What if you could have Town Meeting Day every week?

A Vermont tradition comes to the classroom

Town Meeting Day is a Vermont tradition: once a year, everyone in towns across the state pack into the town hall and talk face-to-face about the issues affecting their community.

But Warren Elementary School, in Warren VT, holds Town Meetings on a weekly basis, using the tradition to cultivate citizenship and community.

What if you could have Town Meeting every week?

At the Warren Elementary School, students in the Upper Unit (grades 5-6) participate in a weekly “Town Meeting.” A rotating group of students leads the Upper Unit community through a ritual that involves current events presentations, joke telling, celebrations, and open discussion of issues big and small.

Town Meeting exemplifies the Upper Unit’s values. So much so that on the “step up day” that supports younger students who will be transitioning to the Upper Unit, they simply invite those students to join a Town Meeting.

The format of this particular tradition is unique, yet it taps into the universal intersection between student voice and democratic practices.

Why Town Meeting anyway?

Town Meetings have happened in Vermont for over 200 years, since before it became a state. Town Meetings allow citizens to engage in direct democracy and build community in a way that representative democracy does not.

To teach how to enact participatory democracy, we must create spaces where students can participate. Resources like the booklet “Town Meeting Day: A Vermont Tradition” can be helpful for laying out the history and procedures of Town Meeting.

But students need a chance to actively build the skills required of modern citizens.

A comic strip with a joke about town meeting: Town Meeting may have taken a big technological leap, but the marshmallow jello hasn't.
From the Town Meeting: A Vermont Tradition booklet.

Establishing classroom rituals and routines is particularly important in student-centered learning environments. This includes small things like how to transition between classrooms, as well as regularly setting aside time to come together as a community.

A Town Meeting for a school community can include all of the best elements of an annual Town Meeting – presentations, discussions, decision making, problem resolution, and laughter. By building it into the fabric of the school, we send a clear message to students that citizenship is a priority. And it socializes them into the democratic process.

Structured togetherness

The Upper Unit has used the same format for years. The meeting starts with celebrations and information sharing.

Then there are presentations. First, two students separately share a summary of a news article on a topic they are interested in. Sometimes the topics address current events and in other cases they are more personal, such as an autistic student who shared the latest research on autism.

Next, the Poet Humorist for the week recites a poem from memory and tells one or more jokes.

At the end students can raise issues requiring community attention during the all-important “Problem for Discussion” section. These are often behavioral issues and the discussion has many of the characteristics of a restorative circle. This is an invaluable venue for accountability and reconciliation.

 

A clip board with an agenda on it.
The clipboard used by Town Meeting student facilitators.
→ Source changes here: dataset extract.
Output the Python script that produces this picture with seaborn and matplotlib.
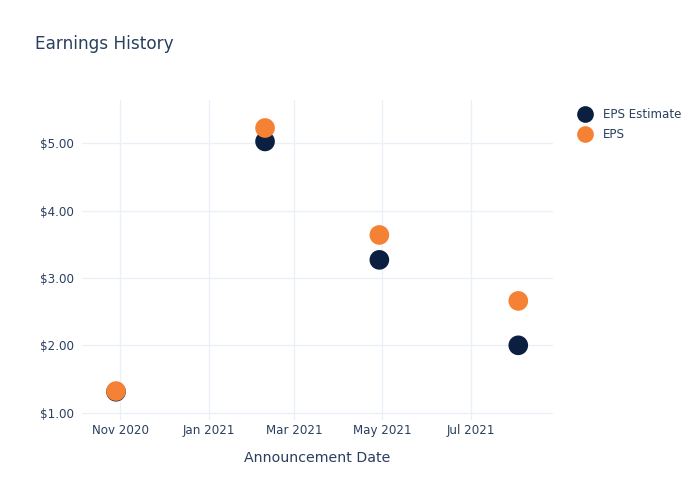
import matplotlib
matplotlib.use("Agg")
import matplotlib.pyplot as plt
import matplotlib.dates as mdates
from matplotlib.ticker import FuncFormatter, FixedLocator
import seaborn as sns
import pandas as pd

dates = ["2020-10-29", "2021-02-09", "2021-04-29", "2021-08-03"]
eps_estimate = [1.31, 5.03, 3.27, 2.00]
eps_actual = [1.32, 5.23, 3.64, 2.66]
series_names = ["EPS Estimate", "EPS"]
colors = ["#0b1f41", "#f58135"]
y_ticks = [1, 2, 3, 4, 5]

df = pd.DataFrame({
    "date": pd.to_datetime(dates * 2),
    "value": eps_estimate + eps_actual,
    "series": [series_names[0]] * len(dates) + [series_names[1]] * len(dates),
})

sns.set_theme(style="white")
plt.rcParams["font.family"] = ["DejaVu Sans"]
text_color = "#2a3f5f"
grid_color = "#ebf0f8"

fig = plt.figure(figsize=(7, 5), dpi=100)
ax = fig.add_axes([82 / 700, 1 - 420 / 500, (553 - 82) / 700, (420 - 100) / 500])

sns.scatterplot(data=df, x="date", y="value", hue="series", hue_order=series_names,
                palette=colors, s=200, edgecolor="none", linewidth=0, ax=ax,
                legend=True, zorder=3)

ax.set_xlim(pd.Timestamp("2020-10-05 12:00"), pd.Timestamp("2021-08-27"))
ax.set_ylim(0.89, 5.646)

ax.xaxis.set_major_locator(mdates.MonthLocator(bymonth=[1, 3, 5, 7, 9, 11]))
ax.xaxis.set_major_formatter(mdates.DateFormatter("%b %Y"))
ax.yaxis.set_major_locator(FixedLocator(y_ticks))
ax.yaxis.set_major_formatter(FuncFormatter(lambda v, p: f"${v:.2f}"))

ax.grid(True, color=grid_color, linewidth=1)
ax.set_axisbelow(True)
for s in ax.spines.values():
    s.set_visible(False)
ax.tick_params(axis="both", length=0, labelsize=8.6, colors=text_color)
ax.tick_params(axis="x", pad=3)
ax.tick_params(axis="y", pad=6)

ax.set_ylabel("")
ax.set_xlabel("Announcement Date", fontsize=10.2, color=text_color, labelpad=10)

leg = ax.legend(loc="upper left", bbox_to_anchor=(568 / 700, 1 - 103 / 500),
                bbox_transform=fig.transFigure, frameon=False, fontsize=8.6,
                handletextpad=0.5, labelspacing=0.6, borderaxespad=0,
                markerscale=0.85)
for t in leg.get_texts():
    t.set_color(text_color)

fig.text(35 / 700, 1 - 44 / 500, "Earnings History", fontsize=12.2,
         color=text_color, va="center", ha="left")

fig.savefig("out.png", dpi=100)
Students fully facilitate each Town Meeting. Teachers are present and participate as members of the community rather than as authority figures. In this moment more than any other, the three homerooms of the Upper Unit feel like a community.

A school-based Town Meeting provides a predictable structure that serves as a container for the productive interactions of community members. On a weekly basis this allows relationships to be reinforced and emerging dynamics to be addressed.

But don’t be fooled. Within this togetherness a lot of learning is taking place as well.

Authentic skill-building

In addition to facilitating the meeting, the weekly leaders get to practice their public speaking skills. The article summarizer gets to teach about something they care about while applying literacy skills. The Poet Humorist practices memorization and the diction of entertaining recitation.

Students consistently point to the presentations as a powerful learning opportunity. As one student put it:

I’d tell schools that it really helps with confidence and stuff. Sometimes it can really help with stress and how you deal with stress. Because sometimes it can be pretty stressful like how to get your news article done . . Once you do it more times though, it gets better.

Upper Unit teachers firmly believe that presenting at Town Meeting builds students’ public speaking skills in a way that classroom presentations alone cannot.

Student presenting to the group.
A Poet Humorist at work.

And it’s not just communication. Every Transferable Skill is represented at Town Meeting: self-direction, integrated thinking, problem-solving, and, of course, citizenship.

As their system moves to proficiency based learning and reporting, teachers have used Town Meeting as a fertile ground for experimentation. They have collaboratively developed and piloted learning scales to strengthen the feedback loop with students.

By continuing to refine the way skills are measured through Town Meeting, the Upper Unit teachers have gained clarity around the Transferable Skills that they are intentionally developing. The concrete academic benefits of Town Meeting are becoming ever more apparent.

And though the community-building advantages of Town Meeting may not be fully measurable, the benefits will propagate as these students navigate young adolescence now and our democratic society in the future.

What would a regularTown Meeting look like for your school community?